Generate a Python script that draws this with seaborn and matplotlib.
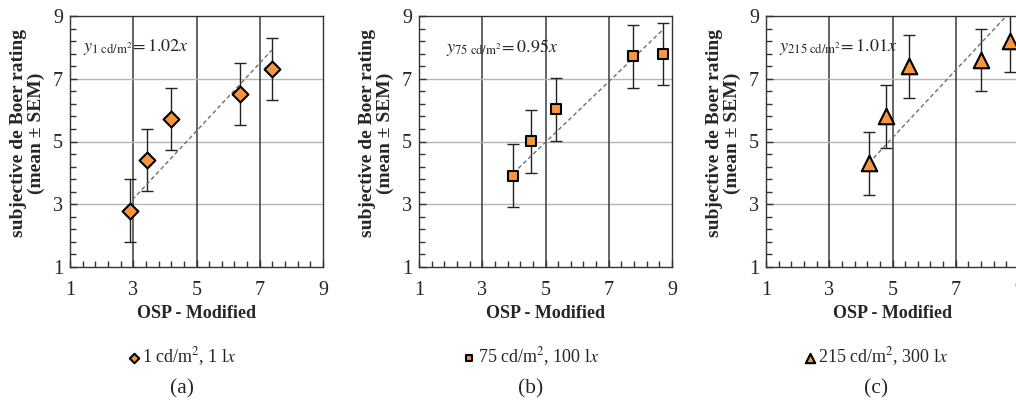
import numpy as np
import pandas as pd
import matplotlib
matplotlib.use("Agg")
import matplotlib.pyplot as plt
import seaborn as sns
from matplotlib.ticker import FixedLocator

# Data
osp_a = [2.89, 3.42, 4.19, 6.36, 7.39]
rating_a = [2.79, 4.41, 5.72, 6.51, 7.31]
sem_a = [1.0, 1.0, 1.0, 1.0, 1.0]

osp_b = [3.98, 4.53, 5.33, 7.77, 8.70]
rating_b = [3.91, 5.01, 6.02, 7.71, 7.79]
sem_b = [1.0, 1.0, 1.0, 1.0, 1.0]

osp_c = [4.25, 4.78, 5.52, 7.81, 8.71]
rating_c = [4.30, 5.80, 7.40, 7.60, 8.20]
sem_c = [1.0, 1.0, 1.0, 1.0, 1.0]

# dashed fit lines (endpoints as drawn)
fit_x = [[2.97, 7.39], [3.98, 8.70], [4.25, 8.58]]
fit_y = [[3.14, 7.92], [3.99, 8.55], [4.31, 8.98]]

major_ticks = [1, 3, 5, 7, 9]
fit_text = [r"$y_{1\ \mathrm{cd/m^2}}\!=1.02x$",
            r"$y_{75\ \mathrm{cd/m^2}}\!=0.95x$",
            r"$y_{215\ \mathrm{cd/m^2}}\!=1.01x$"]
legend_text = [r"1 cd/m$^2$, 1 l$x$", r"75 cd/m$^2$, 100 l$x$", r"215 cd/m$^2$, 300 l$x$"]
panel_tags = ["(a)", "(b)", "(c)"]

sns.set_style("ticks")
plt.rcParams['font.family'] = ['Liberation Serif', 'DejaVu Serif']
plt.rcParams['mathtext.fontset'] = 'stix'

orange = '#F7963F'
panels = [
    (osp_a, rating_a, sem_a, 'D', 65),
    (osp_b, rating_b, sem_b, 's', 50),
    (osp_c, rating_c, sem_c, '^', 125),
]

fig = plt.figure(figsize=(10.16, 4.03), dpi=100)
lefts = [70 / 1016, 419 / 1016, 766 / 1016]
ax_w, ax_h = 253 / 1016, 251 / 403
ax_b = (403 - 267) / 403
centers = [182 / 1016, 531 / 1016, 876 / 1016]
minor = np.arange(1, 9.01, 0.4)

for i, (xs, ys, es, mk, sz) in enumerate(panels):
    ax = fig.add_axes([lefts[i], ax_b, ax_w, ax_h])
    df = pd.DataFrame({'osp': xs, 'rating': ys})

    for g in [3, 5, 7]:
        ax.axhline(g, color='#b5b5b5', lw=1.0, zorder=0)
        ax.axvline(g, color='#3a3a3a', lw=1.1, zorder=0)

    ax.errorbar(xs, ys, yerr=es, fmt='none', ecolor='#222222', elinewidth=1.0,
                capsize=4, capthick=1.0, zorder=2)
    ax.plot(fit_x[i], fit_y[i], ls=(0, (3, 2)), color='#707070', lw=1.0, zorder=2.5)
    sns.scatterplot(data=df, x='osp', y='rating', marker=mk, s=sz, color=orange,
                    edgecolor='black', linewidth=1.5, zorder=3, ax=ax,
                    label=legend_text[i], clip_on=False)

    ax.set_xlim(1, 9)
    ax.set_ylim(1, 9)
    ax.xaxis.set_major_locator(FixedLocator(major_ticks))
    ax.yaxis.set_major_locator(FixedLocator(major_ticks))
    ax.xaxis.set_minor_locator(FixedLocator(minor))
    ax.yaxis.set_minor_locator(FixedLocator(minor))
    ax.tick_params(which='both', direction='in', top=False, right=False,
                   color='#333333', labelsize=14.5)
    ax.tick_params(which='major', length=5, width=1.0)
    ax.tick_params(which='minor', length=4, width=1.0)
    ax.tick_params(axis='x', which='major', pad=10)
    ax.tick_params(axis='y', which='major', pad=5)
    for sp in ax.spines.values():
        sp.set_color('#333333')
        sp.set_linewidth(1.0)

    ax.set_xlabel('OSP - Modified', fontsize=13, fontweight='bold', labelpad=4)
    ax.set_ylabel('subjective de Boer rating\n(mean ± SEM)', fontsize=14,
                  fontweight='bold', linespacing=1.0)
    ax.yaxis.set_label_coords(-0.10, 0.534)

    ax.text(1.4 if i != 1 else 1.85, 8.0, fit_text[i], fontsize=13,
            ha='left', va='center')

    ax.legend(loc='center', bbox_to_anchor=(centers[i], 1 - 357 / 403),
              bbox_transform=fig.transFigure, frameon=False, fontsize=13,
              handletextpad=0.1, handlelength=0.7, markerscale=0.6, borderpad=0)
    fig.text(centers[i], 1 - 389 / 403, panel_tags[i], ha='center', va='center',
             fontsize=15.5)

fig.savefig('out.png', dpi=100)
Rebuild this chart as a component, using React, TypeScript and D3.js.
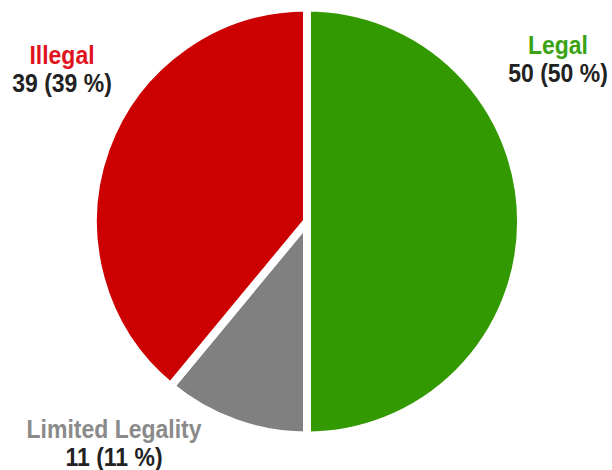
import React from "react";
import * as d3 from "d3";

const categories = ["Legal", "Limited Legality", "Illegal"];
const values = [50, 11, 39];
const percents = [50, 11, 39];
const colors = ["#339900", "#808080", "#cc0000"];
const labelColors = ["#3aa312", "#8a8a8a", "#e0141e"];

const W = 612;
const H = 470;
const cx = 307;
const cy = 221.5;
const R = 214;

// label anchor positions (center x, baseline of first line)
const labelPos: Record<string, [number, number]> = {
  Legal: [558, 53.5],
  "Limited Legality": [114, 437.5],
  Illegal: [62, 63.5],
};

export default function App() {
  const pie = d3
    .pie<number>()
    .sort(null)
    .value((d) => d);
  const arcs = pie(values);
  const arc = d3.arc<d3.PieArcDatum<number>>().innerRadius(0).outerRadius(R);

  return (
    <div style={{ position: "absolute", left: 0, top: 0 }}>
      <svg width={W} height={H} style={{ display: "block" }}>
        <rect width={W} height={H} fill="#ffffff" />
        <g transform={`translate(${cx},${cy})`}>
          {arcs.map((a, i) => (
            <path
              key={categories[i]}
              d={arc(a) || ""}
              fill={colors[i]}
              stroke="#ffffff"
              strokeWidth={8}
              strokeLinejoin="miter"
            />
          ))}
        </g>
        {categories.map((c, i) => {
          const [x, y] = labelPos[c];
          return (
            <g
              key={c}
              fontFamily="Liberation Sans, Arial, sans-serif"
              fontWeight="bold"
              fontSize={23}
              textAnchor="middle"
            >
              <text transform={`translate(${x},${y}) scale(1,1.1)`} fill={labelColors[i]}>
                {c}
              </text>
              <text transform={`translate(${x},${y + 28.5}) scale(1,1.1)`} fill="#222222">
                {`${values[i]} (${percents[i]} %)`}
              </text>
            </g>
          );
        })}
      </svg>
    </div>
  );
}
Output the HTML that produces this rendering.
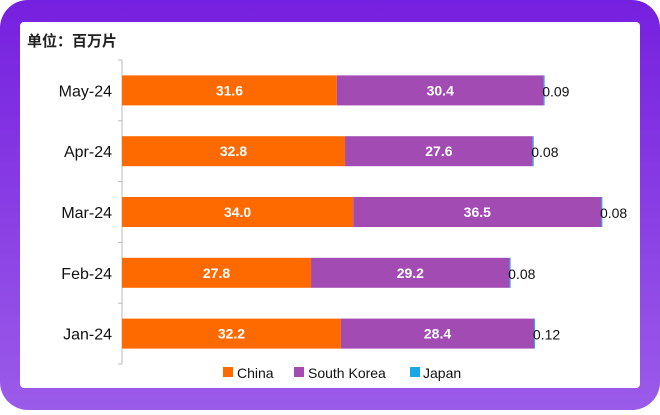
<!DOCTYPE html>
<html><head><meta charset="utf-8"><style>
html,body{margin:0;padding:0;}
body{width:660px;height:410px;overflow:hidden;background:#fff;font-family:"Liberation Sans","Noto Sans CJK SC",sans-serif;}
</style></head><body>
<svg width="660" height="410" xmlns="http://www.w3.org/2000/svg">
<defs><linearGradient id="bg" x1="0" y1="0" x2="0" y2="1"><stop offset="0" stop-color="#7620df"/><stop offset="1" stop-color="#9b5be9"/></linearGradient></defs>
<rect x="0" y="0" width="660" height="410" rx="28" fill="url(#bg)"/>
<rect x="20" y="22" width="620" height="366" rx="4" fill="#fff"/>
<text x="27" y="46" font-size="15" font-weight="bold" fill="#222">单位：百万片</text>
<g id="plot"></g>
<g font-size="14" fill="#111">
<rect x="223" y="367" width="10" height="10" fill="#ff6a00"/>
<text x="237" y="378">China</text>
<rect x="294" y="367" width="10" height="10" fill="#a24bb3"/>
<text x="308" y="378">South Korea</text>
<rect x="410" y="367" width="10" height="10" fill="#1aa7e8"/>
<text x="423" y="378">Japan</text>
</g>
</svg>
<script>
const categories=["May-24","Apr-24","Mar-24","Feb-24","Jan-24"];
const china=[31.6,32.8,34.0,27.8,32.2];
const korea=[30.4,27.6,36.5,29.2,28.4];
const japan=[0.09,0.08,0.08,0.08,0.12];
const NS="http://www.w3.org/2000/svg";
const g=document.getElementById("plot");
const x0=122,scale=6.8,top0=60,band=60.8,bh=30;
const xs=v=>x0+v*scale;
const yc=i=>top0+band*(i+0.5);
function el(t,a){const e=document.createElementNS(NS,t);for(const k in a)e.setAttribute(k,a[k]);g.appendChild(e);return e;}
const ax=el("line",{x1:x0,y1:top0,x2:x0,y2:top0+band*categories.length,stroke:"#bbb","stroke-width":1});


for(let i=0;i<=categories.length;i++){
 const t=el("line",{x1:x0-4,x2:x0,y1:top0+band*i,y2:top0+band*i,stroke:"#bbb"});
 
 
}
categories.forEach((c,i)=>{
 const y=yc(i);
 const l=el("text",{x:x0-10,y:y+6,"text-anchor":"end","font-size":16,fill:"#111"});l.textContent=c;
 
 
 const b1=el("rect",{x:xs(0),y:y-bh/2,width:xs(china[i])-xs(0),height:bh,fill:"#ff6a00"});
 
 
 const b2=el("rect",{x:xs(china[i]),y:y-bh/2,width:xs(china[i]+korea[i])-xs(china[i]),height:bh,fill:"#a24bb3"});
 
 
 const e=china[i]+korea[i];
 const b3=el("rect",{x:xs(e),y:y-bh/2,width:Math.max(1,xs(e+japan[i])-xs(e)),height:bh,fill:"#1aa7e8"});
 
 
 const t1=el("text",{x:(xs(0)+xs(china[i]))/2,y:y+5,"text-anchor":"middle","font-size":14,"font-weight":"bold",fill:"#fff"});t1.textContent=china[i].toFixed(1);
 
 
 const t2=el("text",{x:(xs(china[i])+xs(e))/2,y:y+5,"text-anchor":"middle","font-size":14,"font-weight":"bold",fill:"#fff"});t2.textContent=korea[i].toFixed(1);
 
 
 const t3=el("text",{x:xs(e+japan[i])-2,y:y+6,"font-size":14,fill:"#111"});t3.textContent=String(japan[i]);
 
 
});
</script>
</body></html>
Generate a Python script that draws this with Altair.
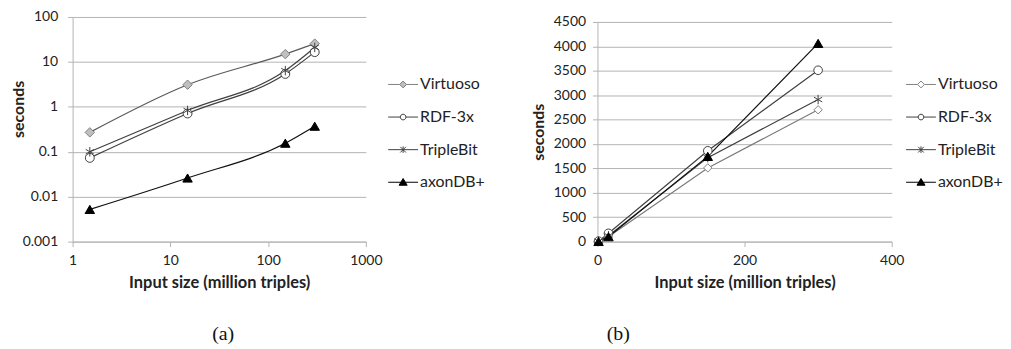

※

> [What the exercise asks]:
Keep only the lines that hold the string "with", and copy them out.

> [Task solution]:
Generate a Python script that draws this with seaborn and matplotlib.
Generate a Python script that draws this with Altair.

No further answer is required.